La historia nos enseña que la violencia no brotó espontáneamente, ni se extendió de un día para otro. Fue necesario que los enfrentamientos partidistas incendiaran los ánimos, para que los colombianos acumularan tal cantidad de odio hacia sus adversarios políticos, que una chispa bastara para incendiar regiones enteras. Los jefes políticos, de entonces, supieron convivir en paz y, en la mayoría de los casos, no convirtieron los choques políticos en enemistades personales. Pero las masas que los seguían no hicieron esa distinción. Cobraron ojo por ojo y diente por diente con toda la ferocidad de los odios reprimidos.
Sin la pausa tranquilizadora del Frente Nacional no habríamos recuperado la sensatez que permitió una cura de reposo. Los pactos de Benidorm y de Sitges, firmados por Alberto Lleras y Laureano Gómez, ratificados por el plebiscito de 1957, trajeron una paz inmediata. Colombia superó un gobierno militar y se dio el lujo de aplicar fórmulas propias, pensadas para nuestro caso específico.
Desafiaban a los ideólogos que las consideraban contrarias a las normas democráticas consignadas en los libros de texto, es cierto, pero resultaron eficaces porque correspondían a las realidades colombianas. Probablemente no serán aplicables en otros países, pero aquí sí resultaron operantes. Tanto que pronto los críticos comenzaron a usar las libertades recuperadas, para acabar con las normas que propiciaron esa recuperación.

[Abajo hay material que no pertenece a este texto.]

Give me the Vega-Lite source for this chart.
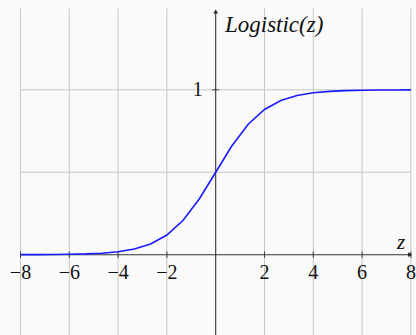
{
  "$schema": "https://vega.github.io/schema/vega-lite/v6.json",
  "width": 416,
  "height": 335,
  "padding": 0,
  "autosize": {"type": "none"},
  "background": "#fafafa",
  "config": {"view": {"stroke": null}},
  "datasets": {
    "curve": [
      {"z": -8.0, "p": 0.000335},
      {"z": -7.3333, "p": 0.000653},
      {"z": -6.6667, "p": 0.001272},
      {"z": -6.0, "p": 0.002473},
      {"z": -5.3333, "p": 0.004805},
      {"z": -4.6667, "p": 0.009316},
      {"z": -4.0, "p": 0.017986},
      {"z": -3.3333, "p": 0.034445},
      {"z": -2.6667, "p": 0.064969},
      {"z": -2.0, "p": 0.119203},
      {"z": -1.3333, "p": 0.208609},
      {"z": -0.6667, "p": 0.339244},
      {"z": 0.0, "p": 0.5},
      {"z": 0.6667, "p": 0.660756},
      {"z": 1.3333, "p": 0.791391},
      {"z": 2.0, "p": 0.880797},
      {"z": 2.6667, "p": 0.935031},
      {"z": 3.3333, "p": 0.965555},
      {"z": 4.0, "p": 0.982014},
      {"z": 4.6667, "p": 0.990684},
      {"z": 5.3333, "p": 0.995195},
      {"z": 6.0, "p": 0.997527},
      {"z": 6.6667, "p": 0.998728},
      {"z": 7.3333, "p": 0.999347},
      {"z": 8.0, "p": 0.999665}
    ],
    "xticks": [
      {"z": -8, "label": "−8"},
      {"z": -6, "label": "−6"},
      {"z": -4, "label": "−4"},
      {"z": -2, "label": "−2"},
      {"z": 2, "label": "2"},
      {"z": 4, "label": "4"},
      {"z": 6, "label": "6"},
      {"z": 8, "label": "8"}
    ],
    "ygrid": [{"p": 0.5}, {"p": 1}]
  },
  "layer": [
    {
      "data": {"name": "xticks"},
      "mark": {"type": "rule", "color": "#c6c6c6", "strokeWidth": 1},
      "encoding": {
        "x": {"field": "z", "type": "quantitative", "scale": {"domain": [-8.84, 8.21], "nice": false, "zero": false}, "axis": null},
        "y": {"datum": -0.7, "type": "quantitative", "scale": {"domain": [-0.487, 1.545], "nice": false, "zero": false}, "axis": null},
        "y2": {"datum": 1.494}
      }
    },
    {
      "data": {"name": "ygrid"},
      "mark": {"type": "rule", "color": "#c6c6c6", "strokeWidth": 1},
      "encoding": {
        "y": {"field": "p", "type": "quantitative"},
        "x": {"datum": -8, "type": "quantitative"},
        "x2": {"datum": 8}
      }
    },
    {
      "data": {"name": "xticks"},
      "mark": {"type": "rule", "color": "#444444", "strokeWidth": 1},
      "encoding": {
        "x": {"field": "z", "type": "quantitative"},
        "y": {"datum": -0.02, "type": "quantitative"},
        "y2": {"datum": 0.02}
      }
    },
    {
      "data": {"values": [{"p": 1}]},
      "mark": {"type": "rule", "color": "#444444", "strokeWidth": 1},
      "encoding": {
        "y": {"field": "p", "type": "quantitative"},
        "x": {"datum": -0.14, "type": "quantitative"},
        "x2": {"datum": 0.14}
      }
    },
    {
      "data": {"values": [{"p": 0}]},
      "mark": {"type": "rule", "color": "#333333", "strokeWidth": 1.1},
      "encoding": {
        "y": {"field": "p", "type": "quantitative"},
        "x": {"datum": -8, "type": "quantitative"},
        "x2": {"datum": 8.0}
      }
    },
    {
      "data": {"values": [{"z": 0}]},
      "mark": {"type": "rule", "color": "#333333", "strokeWidth": 1.1},
      "encoding": {
        "x": {"field": "z", "type": "quantitative"},
        "y": {"datum": -0.7, "type": "quantitative"},
        "y2": {"datum": 1.47}
      }
    },
    {
      "data": {"values": [{"z": 7.97, "p": 0}]},
      "mark": {"type": "point", "shape": "triangle-right", "filled": true, "color": "#222222", "size": 22, "opacity": 1},
      "encoding": {
        "x": {"field": "z", "type": "quantitative"},
        "y": {"field": "p", "type": "quantitative"}
      }
    },
    {
      "data": {"values": [{"z": 0, "p": 1.475}]},
      "mark": {"type": "point", "shape": "triangle-up", "filled": true, "color": "#222222", "size": 22, "opacity": 1},
      "encoding": {
        "x": {"field": "z", "type": "quantitative"},
        "y": {"field": "p", "type": "quantitative"}
      }
    },
    {
      "data": {"name": "curve"},
      "mark": {"type": "line", "color": "#1a1aff", "strokeWidth": 1.6},
      "encoding": {
        "x": {"field": "z", "type": "quantitative"},
        "y": {"field": "p", "type": "quantitative"}
      }
    },
    {
      "data": {"name": "xticks"},
      "mark": {"type": "text", "font": "'Liberation Serif', 'DejaVu Serif', serif", "fontSize": 20, "color": "#111111", "align": "center", "baseline": "middle"},
      "encoding": {
        "x": {"field": "z", "type": "quantitative"},
        "y": {"datum": -0.108, "type": "quantitative"},
        "text": {"field": "label"}
      }
    },
    {
      "data": {"values": [{"p": 1, "label": "1"}]},
      "mark": {"type": "text", "font": "'Liberation Serif', 'DejaVu Serif', serif", "fontSize": 20, "color": "#111111", "align": "center", "baseline": "middle"},
      "encoding": {
        "x": {"datum": -0.74, "type": "quantitative"},
        "y": {"field": "p", "type": "quantitative"},
        "text": {"field": "label"}
      }
    },
    {
      "data": {"values": [{"z": 0.38, "p": 1.393, "label": "Logistic(z)"}]},
      "mark": {"type": "text", "font": "'Liberation Serif', 'DejaVu Serif', serif", "fontStyle": "italic", "fontSize": 23, "color": "#111111", "align": "left", "baseline": "middle"},
      "encoding": {
        "x": {"field": "z", "type": "quantitative"},
        "y": {"field": "p", "type": "quantitative"},
        "text": {"field": "label"}
      }
    },
    {
      "data": {"values": [{"z": 7.6, "p": 0.072, "label": "z"}]},
      "mark": {"type": "text", "font": "'Liberation Serif', 'DejaVu Serif', serif", "fontStyle": "italic", "fontSize": 21, "color": "#111111", "align": "center", "baseline": "middle"},
      "encoding": {
        "x": {"field": "z", "type": "quantitative"},
        "y": {"field": "p", "type": "quantitative"},
        "text": {"field": "label"}
      }
    }
  ]
}
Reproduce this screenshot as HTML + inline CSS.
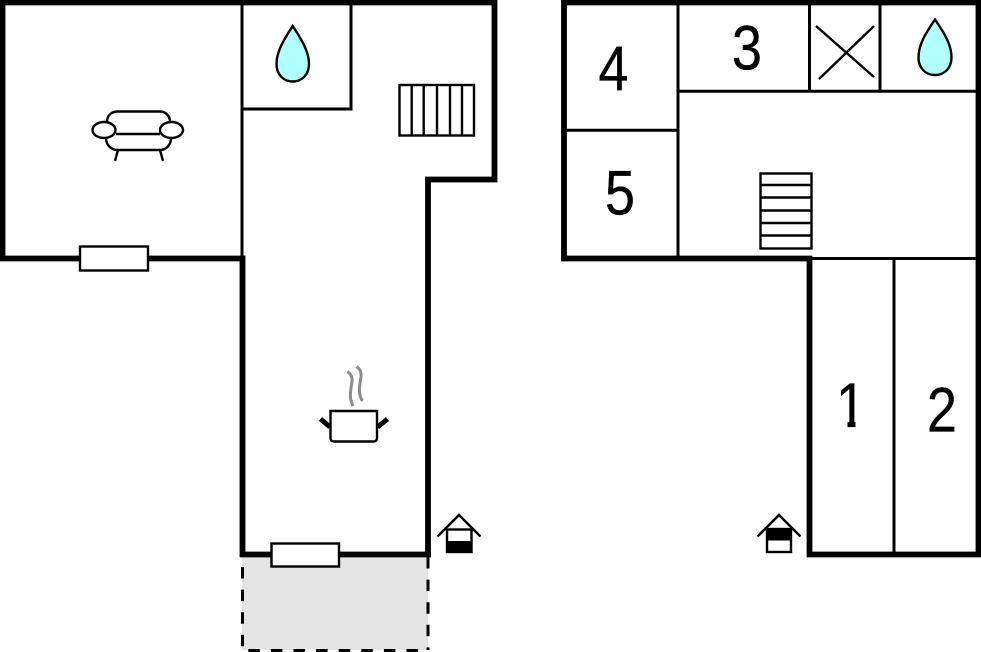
<!DOCTYPE html>
<html>
<head>
<meta charset="utf-8">
<style>
html,body{margin:0;padding:0;background:#fff;width:981px;height:652px;overflow:hidden}
svg{display:block}
text{font-family:"Liberation Sans",sans-serif;font-size:63px;fill:#000;stroke:#000;stroke-width:.3px;text-anchor:middle}
</style>
</head>
<body>
<svg width="981" height="652" viewBox="0 0 981 652" xmlns="http://www.w3.org/2000/svg">
<rect width="981" height="652" fill="#fff"/>

<!-- terrace -->
<rect x="242" y="556" width="186" height="94" fill="#e4e4e4"/>
<g fill="none" stroke="#000" stroke-width="3">
  <path d="M242.500 567V650" stroke-dasharray="11.500 11.100"/>
  <path d="M428 557V650" stroke-dasharray="11.500 11.100"/>
  <path d="M248.300 650.500H428" stroke-dasharray="11.500 11.100"/>
</g>

<!-- left plan walls -->
<g fill="none" stroke="#000">
  <path d="M2.500 258.500V2.500H494.500V179.500H428V557" stroke-width="5.800"/>
  <path d="M0 258.500H242.500V557" stroke-width="5.800"/>
  <path d="M240 554.500H431" stroke-width="5.800"/>
  <path d="M242 5V258" stroke-width="3"/>
  <path d="M242 109H351V5" stroke-width="3"/>
</g>
<rect x="80" y="246.500" width="68" height="24" fill="#fff" stroke="#000" stroke-width="2.400"/>
<rect x="271.500" y="543.500" width="67.500" height="23" fill="#fff" stroke="#000" stroke-width="2.400"/>

<!-- sofa -->
<g fill="none" stroke="#000" stroke-width="2.400">
  <path d="M107 122C107 115 112 111.500 118 111.500H160C166 111.500 170 116 170 122"/>
  <path d="M116 134H160"/>
  <path d="M106 138C106 145 111 150 118 150H160C166 150 171 145 171 138"/>
  <path d="M118 150L115 161M160 150L163 161"/>
  <ellipse cx="104" cy="130" rx="11.500" ry="8"/>
  <ellipse cx="171.500" cy="130" rx="11.500" ry="8"/>
</g>

<!-- drop 1 -->
<path d="M292.700 26C283 41 276.500 52 276.500 64C276.500 74 283 81.500 292.700 81.500C302.500 81.500 309 74 309 64C309 52 302.500 41 292.700 26Z" fill="#b2ffff" stroke="#000" stroke-width="2.400"/>

<!-- stairs 1 -->
<g fill="none" stroke="#000" stroke-width="2.400">
  <rect x="399.500" y="85" width="74.500" height="50.500"/>
  <path d="M411.700 85V135.500M423.700 85V135.500M437 85V135.500M450 85V135.500M462 85V135.500"/>
</g>

<!-- pot -->
<path d="M330.500 411H377V438Q377 441.500 373.500 441.500H334Q330.500 441.500 330.500 438Z" fill="#fff" stroke="#000" stroke-width="2.400"/>
<path d="M320.500 419L330 427M387.500 419L377.500 427" fill="none" stroke="#000" stroke-width="5"/>
<g fill="none" stroke="#8c8c8c" stroke-width="3">
  <path d="M347.500 371.500C354 376 352 382 351 388C350 395 350 400 353 406"/>
  <path d="M356.500 366.500C363 371 361 377 360 383C359 390 359 396 362.500 401"/>
</g>

<!-- house 1 -->
<g fill="none" stroke="#000" stroke-width="2.400">
  <path d="M437.500 536.500L459 515L480.500 536.500"/>
  <rect x="447" y="529.500" width="24.500" height="22.500" fill="#fff"/>
</g>
<rect x="446.500" y="541" width="25" height="12" fill="#000"/>

<!-- right plan walls -->
<g fill="none" stroke="#000">
  <path d="M809.500 557V258.500H564V2.500H978.500V554.500H807" stroke-width="5.800"/>
  <path d="M678 5V256M566 130.300H678M678 91.300H976M809.500 5V91M880 5V91M812 258.500H976M894 258V552" stroke-width="3"/>
  <path d="M816 26L874 77M874 26L819 79" stroke-width="2.400"/>
</g>

<!-- drop 2 -->
<path d="M935 19.500C925 34 918.500 45 918.500 57.500C918.500 67.500 925 75 935 75C945 75 951.500 67.500 951.500 57.500C951.500 45 945 34 935 19.500Z" fill="#b2ffff" stroke="#000" stroke-width="2.400"/>

<!-- stairs 2 -->
<g fill="none" stroke="#000" stroke-width="2.400">
  <rect x="760.500" y="173.500" width="51" height="75"/>
  <path d="M760.500 185H811.500M760.500 197.500H811.500M760.500 210.500H811.500M760.500 223H811.500M760.500 235.500H811.500"/>
</g>

<!-- house 2 -->
<g fill="none" stroke="#000" stroke-width="2.400">
  <path d="M757.500 536.500L779 515L800.500 536.500"/>
  <rect x="767" y="529" width="24" height="23" fill="#fff"/>
</g>
<rect x="766.500" y="528.500" width="25" height="12" fill="#000"/>

<!-- numbers -->
<text transform="translate(851,427) scale(.86,1)">1</text>
<rect x="832" y="420.500" width="15.500" height="9" fill="#fff"/>
<rect x="855.500" y="420.500" width="12" height="9" fill="#fff"/>
<text transform="translate(942,431.500) scale(.86,1)">2</text>
<text transform="translate(747,69.500) scale(.86,1)">3</text>
<text transform="translate(613.500,90.500) scale(.86,1)">4</text>
<text transform="translate(620,214.500) scale(.86,1)">5</text>
</svg>
</body>
</html>
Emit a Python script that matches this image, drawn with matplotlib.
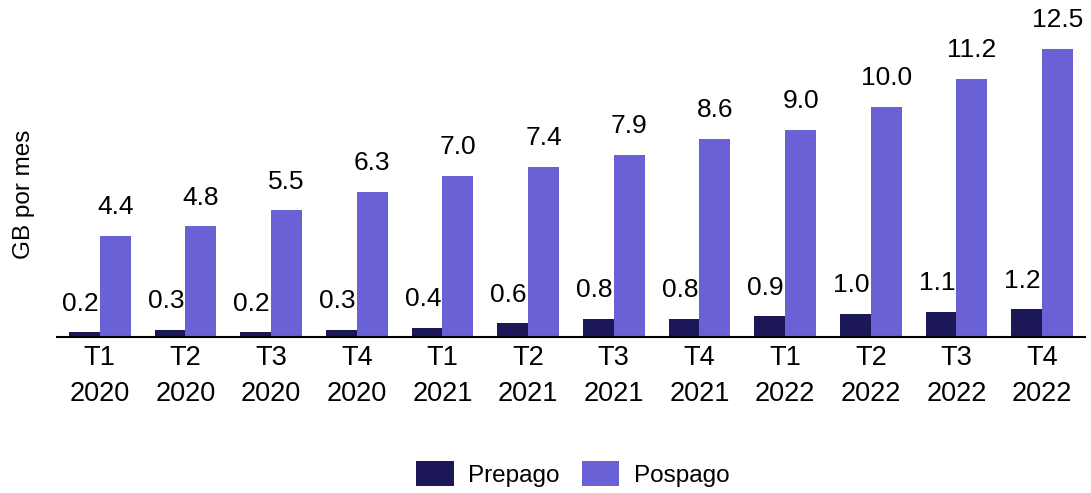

Surgieron las guerrillas nuevas, con respaldo del exterior, y comenzamos a identificar las de la línea Moscú, las maoístas, las castristas y las subdivisiones que correspondían a los matices revolucionarios de sus grupos madre. Fidel Castro y el Che Guevara anunciaron que convertirían la Cordillera de los Andes en la Sierra Maestra de América. Y en medio de la confusión, el secuestro, las extorsiones y el narcotráfico reemplazaron las fuentes de financiación extranjeras.
Ahora, cuando la violencia parece tranquilizarse asoman su cabeza de nuevo los signos que recuerdan los inicios del mal, con otras apariencias y otros pretextos, por supuesto.
Las guerrillas entraron en un proceso de atomización, con el surgimiento de nuevos grupos que actúan cada vez más independientemente, y pronto pedirán que se les reconozca, como se está haciendo con sus organizaciones de origen.
Los partidos tradicionales se evaporaron y el panorama político aparece poblado de agrupaciones nuevas sin tradición, fortaleza, organización ni autoridad para imponer las condiciones de una paz estable.
Los jefes volvieron también personales las batallas políticas y arrastraron a sus seguidores a posiciones beligerantemente extremistas. Todo esto entre el clamor del país que grita desesperado ¡no más polarización!, pues no comprende que puedan hablar con la guerrilla para desmontar las instituciones, pero no conversar entre sí para fortalecerlas.
¿El país es consciente de que está repitiendo los pasos que nos llevaron a la situación de la cual tratamos de salir? Con unas diferencias: entonces no había narcotráfico, ni corrupción rampante, ni atentados terroristas, ni vecinos incendiarios empeñados en desestabilizarnos.